Chaos Monkey may have introduced the world to the concept of randomly terminating servers, but modern systems require more sophisticated and controlled experimentation. Tools like Gremlin, LitmusChaos, Chaos Mesh, Azure Chaos Studio, and AWS Fault Injection Service offer richer functionality and safer guardrails.

By proactively simulating failure, organizations can identify weaknesses, improve recovery times, and build systems that remain stable under stress. In an era where downtime directly impacts revenue and reputation, chaos engineering is no longer experimental—it is essential.
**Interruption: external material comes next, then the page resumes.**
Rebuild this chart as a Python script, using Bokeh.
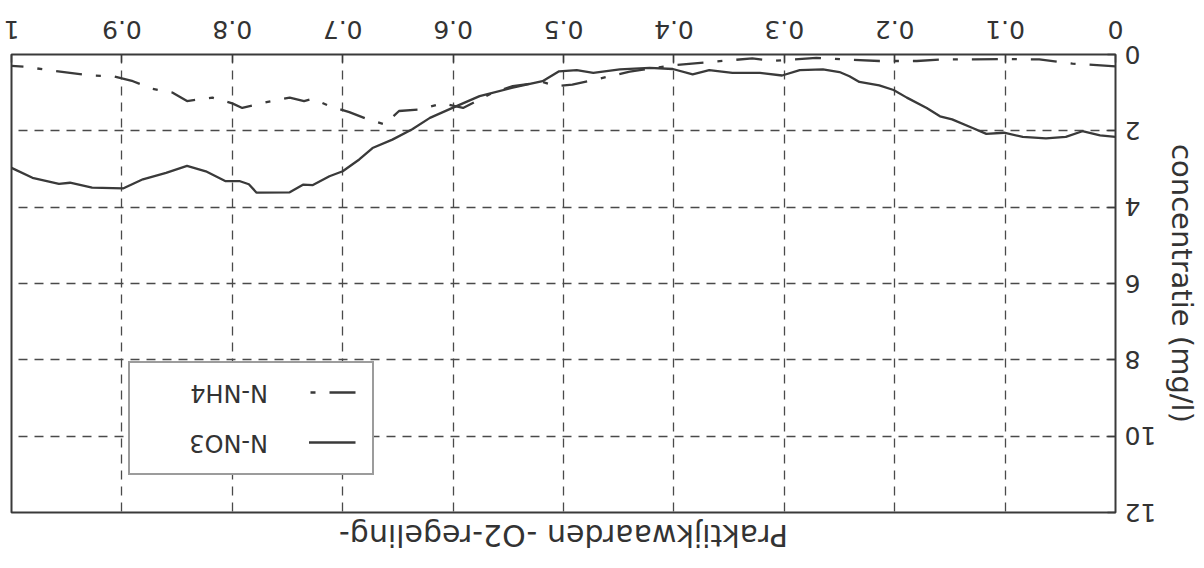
from bokeh.plotting import figure
from bokeh.models import FixedTicker, Legend, LegendItem, Range1d, Title
from bokeh.embed import file_html
from bokeh.resources import INLINE

# Oxygen control setpoint (practical values) and nitrogen concentrations in mg/l
no3_x = [0.000, 0.014, 0.030, 0.045, 0.063, 0.084, 0.101, 0.117, 0.130, 0.148,
         0.159, 0.171, 0.189, 0.201, 0.214, 0.232, 0.241, 0.250, 0.265, 0.286,
         0.302, 0.322, 0.347, 0.368, 0.383, 0.401, 0.422, 0.449, 0.473, 0.488,
         0.504, 0.519, 0.546, 0.576, 0.599, 0.621, 0.637, 0.655, 0.673, 0.685,
         0.700, 0.712, 0.727, 0.736, 0.748, 0.778, 0.785, 0.793, 0.806, 0.824,
         0.841, 0.860, 0.881, 0.899, 0.927, 0.947, 0.957, 0.981, 1.000]
no3_y = [2.16, 2.12, 2.01, 2.16, 2.20, 2.16, 2.05, 2.08, 1.92, 1.70,
         1.62, 1.40, 1.13, 0.93, 0.81, 0.72, 0.57, 0.46, 0.39, 0.41,
         0.55, 0.48, 0.48, 0.41, 0.52, 0.38, 0.35, 0.39, 0.48, 0.41,
         0.44, 0.70, 0.87, 1.09, 1.38, 1.66, 1.96, 2.23, 2.45, 2.75,
         3.06, 3.19, 3.42, 3.41, 3.61, 3.62, 3.40, 3.32, 3.32, 3.06,
         2.92, 3.10, 3.27, 3.51, 3.49, 3.36, 3.39, 3.23, 2.97]

nh4_x = [0.000, 0.010, 0.039, 0.069, 0.100, 0.128, 0.159, 0.180, 0.214, 0.243,
         0.271, 0.311, 0.329, 0.368, 0.400, 0.440, 0.470, 0.492, 0.506, 0.519,
         0.546, 0.564, 0.591, 0.610, 0.630, 0.649, 0.662, 0.678, 0.694, 0.712,
         0.727, 0.735, 0.748, 0.769, 0.791, 0.800, 0.818, 0.841, 0.854, 0.872,
         0.890, 0.908, 0.929, 0.947, 0.966, 0.988, 1.000]
nh4_y = [0.31, 0.29, 0.24, 0.13, 0.12, 0.13, 0.13, 0.17, 0.17, 0.13,
         0.09, 0.17, 0.10, 0.20, 0.28, 0.45, 0.65, 0.79, 0.83, 0.72,
         0.83, 1.00, 1.40, 1.28, 1.44, 1.48, 1.83, 1.69, 1.51, 1.35,
         1.16, 1.22, 1.13, 1.25, 1.40, 1.28, 1.13, 1.22, 1.00, 0.90,
         0.70, 0.57, 0.55, 0.48, 0.41, 0.32, 0.30]

x_ticks = [0, 0.1, 0.2, 0.3, 0.4, 0.5, 0.6, 0.7, 0.8, 0.9, 1]
y_ticks = [0, 2, 4, 6, 8, 10, 12]

FONT = "DejaVu Sans"
INK = "#333333"
LINE = "#3a3a3a"

p = figure(width=1204, height=568, output_backend="svg", toolbar_location=None,
           x_range=Range1d(0, 1), y_range=Range1d(0, 12),
           min_border_left=88, min_border_right=12,
           min_border_top=55, min_border_bottom=55,
           background_fill_color="white", border_fill_color="white")

# the sheet is shown turned upside down
p.styles = {"transform": "rotate(180deg)"}

p.title = Title(text="Praktijkwaarden -O2-regeling-", align="center",
                text_font=FONT, text_font_size="30px", text_font_style="normal",
                text_color=INK)

p.outline_line_color = LINE
p.outline_line_width = 2

xa = p.xaxis[0]
xa.ticker = FixedTicker(ticks=x_ticks)
xa.major_label_overrides = {0: "0", 1: "1"}
ya = p.yaxis[0]
ya.ticker = FixedTicker(ticks=y_ticks)
ya.axis_label = "concentratie (mg/l)"
ya.axis_label_standoff = 6
ya.axis_label_text_font = FONT
ya.axis_label_text_font_size = "29px"
ya.axis_label_text_font_style = "normal"
ya.axis_label_text_color = INK

for ax in (xa, ya):
    ax.axis_line_color = None
    ax.major_tick_in = 8
    ax.major_tick_out = 0
    ax.major_tick_line_color = LINE
    ax.major_tick_line_width = 1.5
    ax.minor_tick_line_color = None
    ax.major_label_text_font = FONT
    ax.major_label_text_font_size = "25px"
    ax.major_label_text_color = INK
xa.major_label_standoff = 16
ya.major_label_standoff = 9

p.xgrid.ticker = FixedTicker(ticks=x_ticks)
p.ygrid.ticker = FixedTicker(ticks=y_ticks)
for g in (p.xgrid, p.ygrid):
    g.grid_line_color = "#4a4a4a"
    g.grid_line_width = 1.3
    g.grid_line_dash = "9 7"

r_no3 = p.line(no3_x, no3_y, line_color=LINE, line_width=2.3)
r_nh4 = p.line(nh4_x, nh4_y, line_color=LINE, line_width=2.3,
               line_dash="26 14 5 14")

legend = Legend(items=[LegendItem(label="N-NO3", renderers=[r_no3]),
                       LegendItem(label="N-NH4", renderers=[r_nh4])],
                location=(742, 306), orientation="vertical",
                padding=16, spacing=22, margin=0,
                glyph_width=47, glyph_height=24, label_height=24,
                label_width=122, label_standoff=41,
                label_text_font=FONT, label_text_font_size="24px",
                label_text_line_height=1.0,
                label_text_color=INK,
                border_line_color=LINE, border_line_width=2,
                background_fill_color="white", background_fill_alpha=1.0)
p.add_layout(legend)

open("out.html", "w").write(file_html(p, INLINE))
Frequently Asked Questions (FAQ)

1. What is chaos engineering?

Chaos engineering is the disciplined practice of intentionally injecting failures into systems to test their resilience and identify weaknesses before real outages occur.

2. Is chaos engineering safe for production environments?

Yes, when performed with proper safeguards. Modern chaos tools include blast radius limits, monitoring integrations, and automatic stop conditions to prevent uncontrolled damage.

3. How is chaos engineering different from traditional testing?

Traditional testing validates expected behavior in controlled environments. Chaos engineering tests how systems behave under unexpected and real-world failure scenarios, often in production.

4. Do small companies need chaos engineering?

Even small systems experience failures. While startups may begin with simpler methods, chaos engineering becomes increasingly important as infrastructure scales and dependencies grow.

5. Can chaos engineering improve security?

Indirectly, yes. By exposing system weaknesses, improving monitoring, and strengthening failover mechanisms, chaos engineering enhances overall operational resilience, which contributes to security robustness.

6. Which tool is best for Kubernetes?

LitmusChaos and Chaos Mesh are particularly strong for Kubernetes-native environments, while Gremlin and cloud provider tools also offer Kubernetes support.

7. How often should chaos experiments be run?

It depends on system maturity, but leading organizations integrate chaos experiments into regular engineering workflows, sometimes even as part of CI/CD pipelines.